*PROBLEM:* Examine the entries below, count the lines holding the string "this", and respond with the number only.

*SOURCE DATA:*

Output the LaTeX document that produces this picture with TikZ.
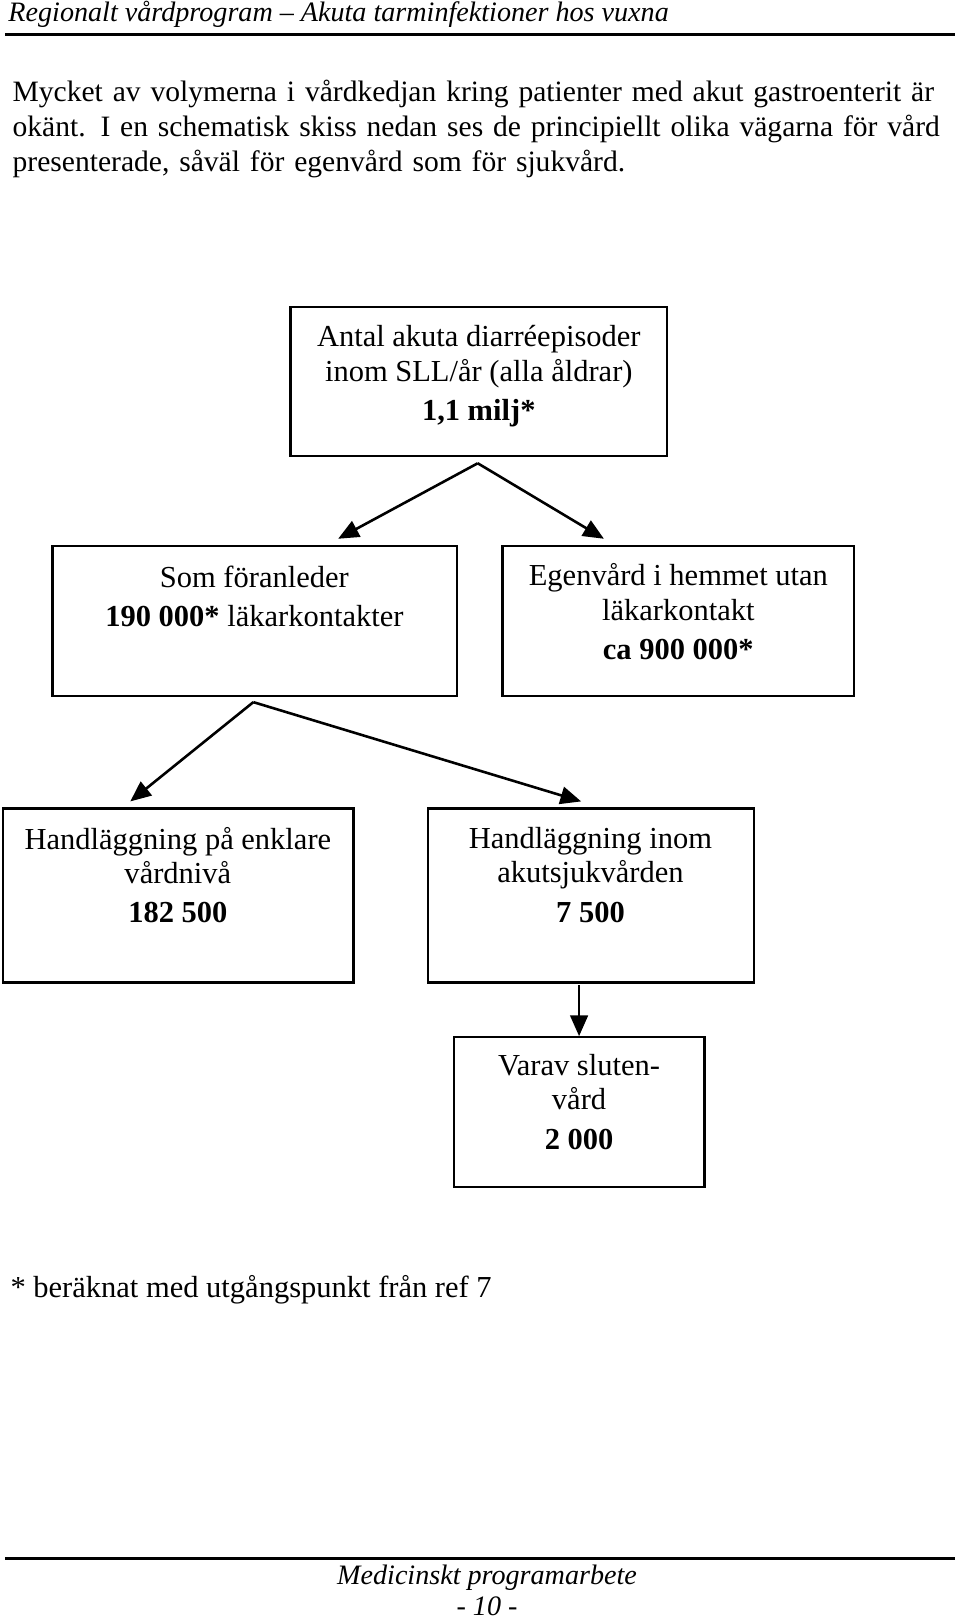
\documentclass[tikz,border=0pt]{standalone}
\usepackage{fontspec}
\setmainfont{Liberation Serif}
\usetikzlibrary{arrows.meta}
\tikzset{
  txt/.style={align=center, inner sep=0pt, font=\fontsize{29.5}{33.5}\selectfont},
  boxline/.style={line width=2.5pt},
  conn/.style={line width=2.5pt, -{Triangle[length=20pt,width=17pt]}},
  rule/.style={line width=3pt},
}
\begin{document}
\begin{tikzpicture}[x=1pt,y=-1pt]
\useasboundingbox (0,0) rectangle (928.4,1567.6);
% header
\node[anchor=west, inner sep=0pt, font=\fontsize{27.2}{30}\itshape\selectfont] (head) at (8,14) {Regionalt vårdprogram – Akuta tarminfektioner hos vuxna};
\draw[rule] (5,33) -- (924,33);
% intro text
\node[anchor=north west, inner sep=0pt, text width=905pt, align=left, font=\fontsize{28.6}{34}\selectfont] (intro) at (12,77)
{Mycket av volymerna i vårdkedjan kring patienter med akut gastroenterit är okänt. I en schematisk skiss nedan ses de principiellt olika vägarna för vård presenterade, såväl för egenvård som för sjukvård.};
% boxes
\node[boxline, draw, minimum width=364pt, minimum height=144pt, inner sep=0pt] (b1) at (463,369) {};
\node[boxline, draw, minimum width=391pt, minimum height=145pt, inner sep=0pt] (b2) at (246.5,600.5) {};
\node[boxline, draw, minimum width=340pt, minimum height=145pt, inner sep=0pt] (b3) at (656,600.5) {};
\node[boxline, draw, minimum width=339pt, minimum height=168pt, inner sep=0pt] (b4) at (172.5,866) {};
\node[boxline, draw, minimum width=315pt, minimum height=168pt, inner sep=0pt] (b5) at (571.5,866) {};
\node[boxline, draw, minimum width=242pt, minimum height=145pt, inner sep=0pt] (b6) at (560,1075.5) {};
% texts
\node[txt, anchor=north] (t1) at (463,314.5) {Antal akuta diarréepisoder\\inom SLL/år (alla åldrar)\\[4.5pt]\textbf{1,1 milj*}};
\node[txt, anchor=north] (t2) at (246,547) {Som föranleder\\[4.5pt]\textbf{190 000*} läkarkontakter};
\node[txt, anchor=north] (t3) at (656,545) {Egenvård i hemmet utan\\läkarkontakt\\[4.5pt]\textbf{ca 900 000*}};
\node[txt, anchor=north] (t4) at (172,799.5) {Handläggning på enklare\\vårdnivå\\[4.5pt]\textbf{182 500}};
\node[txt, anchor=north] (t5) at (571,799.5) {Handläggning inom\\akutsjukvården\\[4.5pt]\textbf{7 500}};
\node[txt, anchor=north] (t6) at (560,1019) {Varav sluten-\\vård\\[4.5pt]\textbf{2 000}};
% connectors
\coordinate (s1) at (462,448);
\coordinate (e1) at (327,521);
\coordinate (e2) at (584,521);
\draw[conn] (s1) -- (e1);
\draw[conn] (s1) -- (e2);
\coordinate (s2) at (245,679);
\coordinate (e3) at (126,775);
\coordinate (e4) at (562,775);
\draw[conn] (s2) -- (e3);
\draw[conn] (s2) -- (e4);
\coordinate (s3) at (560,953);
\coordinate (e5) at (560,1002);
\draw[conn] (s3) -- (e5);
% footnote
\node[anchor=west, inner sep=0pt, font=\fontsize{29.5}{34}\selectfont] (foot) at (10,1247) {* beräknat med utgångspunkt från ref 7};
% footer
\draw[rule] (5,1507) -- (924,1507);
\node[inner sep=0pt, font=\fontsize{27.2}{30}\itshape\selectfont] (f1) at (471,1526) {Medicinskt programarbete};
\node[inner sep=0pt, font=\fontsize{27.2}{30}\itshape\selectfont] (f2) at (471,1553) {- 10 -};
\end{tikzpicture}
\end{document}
==
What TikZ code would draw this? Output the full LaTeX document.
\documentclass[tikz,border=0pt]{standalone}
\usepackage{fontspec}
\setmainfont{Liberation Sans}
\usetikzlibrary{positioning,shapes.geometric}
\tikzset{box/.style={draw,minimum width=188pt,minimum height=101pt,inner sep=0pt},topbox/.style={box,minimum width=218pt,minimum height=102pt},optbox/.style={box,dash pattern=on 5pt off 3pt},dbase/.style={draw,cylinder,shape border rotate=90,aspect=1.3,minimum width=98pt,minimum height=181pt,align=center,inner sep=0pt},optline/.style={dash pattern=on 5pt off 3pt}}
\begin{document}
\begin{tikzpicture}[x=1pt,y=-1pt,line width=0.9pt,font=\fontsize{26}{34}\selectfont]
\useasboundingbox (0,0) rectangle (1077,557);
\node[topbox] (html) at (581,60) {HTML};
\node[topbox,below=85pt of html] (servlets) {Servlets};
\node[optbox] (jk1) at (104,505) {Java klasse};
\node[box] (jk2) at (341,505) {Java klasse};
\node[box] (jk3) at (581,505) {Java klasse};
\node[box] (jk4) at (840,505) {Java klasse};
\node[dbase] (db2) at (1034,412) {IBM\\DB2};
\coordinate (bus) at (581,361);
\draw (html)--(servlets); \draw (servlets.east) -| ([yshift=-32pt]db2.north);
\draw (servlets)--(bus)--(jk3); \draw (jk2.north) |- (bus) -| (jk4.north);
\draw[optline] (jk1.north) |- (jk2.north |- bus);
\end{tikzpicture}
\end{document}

*SOLVED PROBLEM:* 2